Problem description:
Print word for word the first line of the listing below and every line after it, through the line with "hatches = ['.....', '.....', '.....', None]". Leave out the pictures and the rest.

Source excerpt:
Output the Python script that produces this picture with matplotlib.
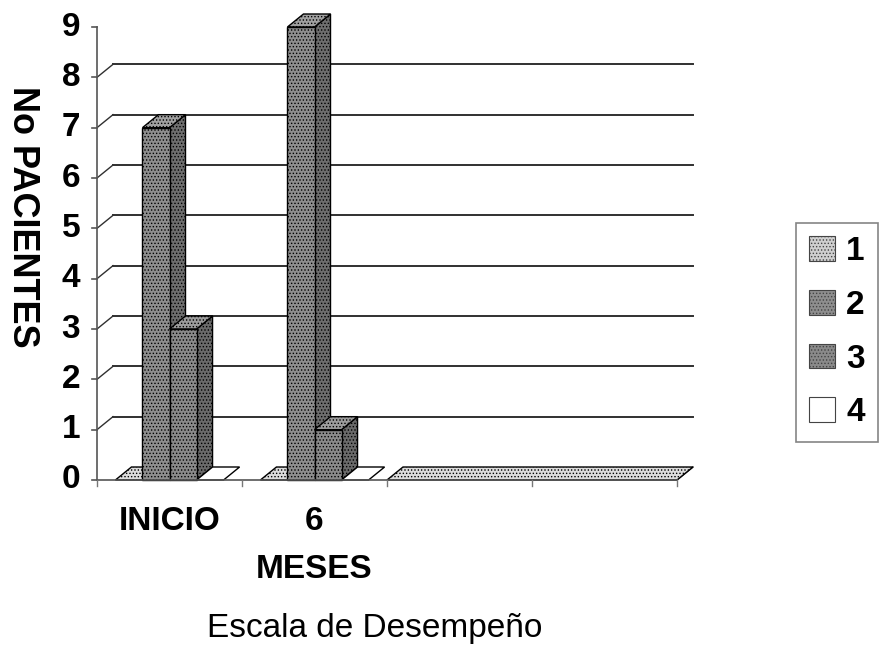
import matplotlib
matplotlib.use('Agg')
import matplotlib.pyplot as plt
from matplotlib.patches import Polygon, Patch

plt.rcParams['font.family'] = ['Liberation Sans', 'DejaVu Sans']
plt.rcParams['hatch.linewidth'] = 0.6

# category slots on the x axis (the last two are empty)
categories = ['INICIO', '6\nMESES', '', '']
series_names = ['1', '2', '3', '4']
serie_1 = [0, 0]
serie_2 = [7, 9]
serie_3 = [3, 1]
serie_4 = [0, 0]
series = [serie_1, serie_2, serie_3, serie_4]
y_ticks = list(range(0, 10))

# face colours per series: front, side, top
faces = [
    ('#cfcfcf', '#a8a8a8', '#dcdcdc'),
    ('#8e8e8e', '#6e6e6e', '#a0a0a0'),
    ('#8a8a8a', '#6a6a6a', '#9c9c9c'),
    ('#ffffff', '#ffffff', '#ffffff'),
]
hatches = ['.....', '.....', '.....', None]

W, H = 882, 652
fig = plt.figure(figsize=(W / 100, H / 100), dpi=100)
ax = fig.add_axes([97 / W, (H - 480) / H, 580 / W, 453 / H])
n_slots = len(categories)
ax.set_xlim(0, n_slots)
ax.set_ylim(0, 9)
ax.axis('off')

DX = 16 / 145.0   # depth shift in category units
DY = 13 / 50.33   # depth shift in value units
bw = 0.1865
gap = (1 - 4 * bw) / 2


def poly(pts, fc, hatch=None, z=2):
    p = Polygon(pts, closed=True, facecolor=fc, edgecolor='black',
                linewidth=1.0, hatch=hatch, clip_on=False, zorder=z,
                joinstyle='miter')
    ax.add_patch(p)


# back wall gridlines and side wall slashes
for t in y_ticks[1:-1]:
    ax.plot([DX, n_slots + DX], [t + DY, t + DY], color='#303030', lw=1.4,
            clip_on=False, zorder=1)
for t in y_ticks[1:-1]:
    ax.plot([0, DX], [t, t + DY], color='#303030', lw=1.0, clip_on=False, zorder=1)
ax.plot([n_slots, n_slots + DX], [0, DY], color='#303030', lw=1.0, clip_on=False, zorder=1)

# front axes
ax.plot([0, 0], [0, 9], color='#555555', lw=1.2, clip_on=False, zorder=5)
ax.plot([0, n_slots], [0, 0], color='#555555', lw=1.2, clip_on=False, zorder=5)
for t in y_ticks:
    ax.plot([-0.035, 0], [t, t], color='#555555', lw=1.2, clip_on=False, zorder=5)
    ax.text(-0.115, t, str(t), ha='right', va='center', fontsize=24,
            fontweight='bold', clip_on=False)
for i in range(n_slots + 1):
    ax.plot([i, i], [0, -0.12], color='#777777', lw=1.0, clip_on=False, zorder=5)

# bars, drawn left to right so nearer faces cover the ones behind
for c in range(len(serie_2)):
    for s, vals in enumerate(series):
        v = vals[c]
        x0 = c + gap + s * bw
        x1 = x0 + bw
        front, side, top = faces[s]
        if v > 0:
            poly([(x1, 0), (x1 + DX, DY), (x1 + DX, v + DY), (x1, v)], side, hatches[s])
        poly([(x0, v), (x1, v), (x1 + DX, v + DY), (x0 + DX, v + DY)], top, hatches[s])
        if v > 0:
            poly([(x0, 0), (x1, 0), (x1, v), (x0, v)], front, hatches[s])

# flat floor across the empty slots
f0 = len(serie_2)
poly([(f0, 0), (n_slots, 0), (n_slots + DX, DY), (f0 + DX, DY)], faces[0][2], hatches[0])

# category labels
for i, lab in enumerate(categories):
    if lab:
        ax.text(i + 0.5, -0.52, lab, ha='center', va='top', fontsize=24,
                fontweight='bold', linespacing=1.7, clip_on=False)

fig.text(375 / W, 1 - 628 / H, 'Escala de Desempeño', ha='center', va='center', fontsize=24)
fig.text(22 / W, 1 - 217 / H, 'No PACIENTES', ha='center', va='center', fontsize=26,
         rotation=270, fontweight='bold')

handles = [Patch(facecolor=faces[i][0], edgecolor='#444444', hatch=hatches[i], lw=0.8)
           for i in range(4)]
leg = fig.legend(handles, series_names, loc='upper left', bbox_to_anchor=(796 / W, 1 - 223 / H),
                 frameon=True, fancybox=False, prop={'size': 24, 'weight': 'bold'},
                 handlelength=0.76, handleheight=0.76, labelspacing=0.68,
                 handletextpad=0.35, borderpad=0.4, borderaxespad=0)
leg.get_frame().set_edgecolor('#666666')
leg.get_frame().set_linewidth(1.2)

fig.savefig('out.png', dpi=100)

Solution to the exercise:
Output the Python script that produces this picture with matplotlib.
import matplotlib
matplotlib.use('Agg')
import matplotlib.pyplot as plt
from matplotlib.patches import Polygon, Patch

plt.rcParams['font.family'] = ['Liberation Sans', 'DejaVu Sans']
plt.rcParams['hatch.linewidth'] = 0.6

# category slots on the x axis (the last two are empty)
categories = ['INICIO', '6\nMESES', '', '']
series_names = ['1', '2', '3', '4']
serie_1 = [0, 0]
serie_2 = [7, 9]
serie_3 = [3, 1]
serie_4 = [0, 0]
series = [serie_1, serie_2, serie_3, serie_4]
y_ticks = list(range(0, 10))

# face colours per series: front, side, top
faces = [
    ('#cfcfcf', '#a8a8a8', '#dcdcdc'),
    ('#8e8e8e', '#6e6e6e', '#a0a0a0'),
    ('#8a8a8a', '#6a6a6a', '#9c9c9c'),
    ('#ffffff', '#ffffff', '#ffffff'),
]
hatches = ['.....', '.....', '.....', None]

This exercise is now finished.